Monodispersed flower-like MXene@VO2 clusters for aqueous zinc ion batteries with superior rate performance

Abstract

Monoclinic B phase VO₂ with a distinctive tunnel structure is regarded as a viable cathode material for use in aqueous zinc ion batteries (AZIBs). However, the low electron conductivity and poor rate performance prevent it from being used further. Herein, we report 3D flower-like MXene nanosheets loaded with the VO₂ cluster (MXene@VO₂) synthesized via a one-step hydrothermal process, where MXene nanosheets were spontaneously stacked as a skeleton for the growth of VO₂ nanobelts. The synergistic effect between MXene nanosheets with high electronic conductivity and VO₂ nanobelts with a unique tunnel structure benefitted the electron and Zn²⁺ transport; the 3D hybrid structure with a high specific surface area provided an increased contact area with the electrolyte and a shortened distance of the Zn²⁺ transfer path.

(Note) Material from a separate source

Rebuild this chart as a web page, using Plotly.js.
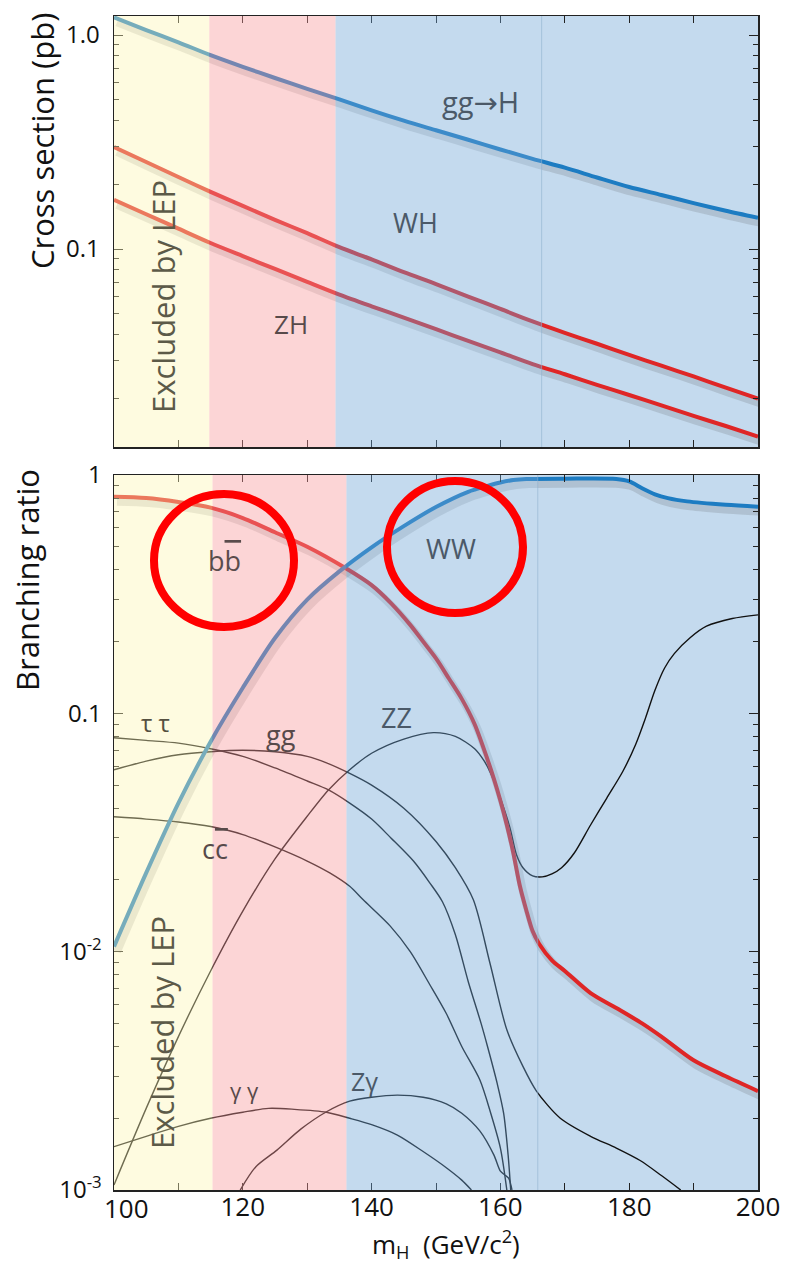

As a result, this material exhibits a promising Zn²⁺ storage behavior with a superior rate capability (363.2 mA h g⁻¹ at 0.2C and 169.1 mA h g⁻¹ at 50C) and outstanding long-cycling performance (206.6 mA h g⁻¹ and 76% capacity retention over 5000 cycles at 20C). In addition, a self-charging battery could be prepared by using oxygen in air to oxidize vanadium oxide with lower valence states. Our prepared MXene@VO₂ composite with a synergistic effect has been proved to be a promising cathode for AZIBs, offering a progressive paradigm for the development of AZIBs.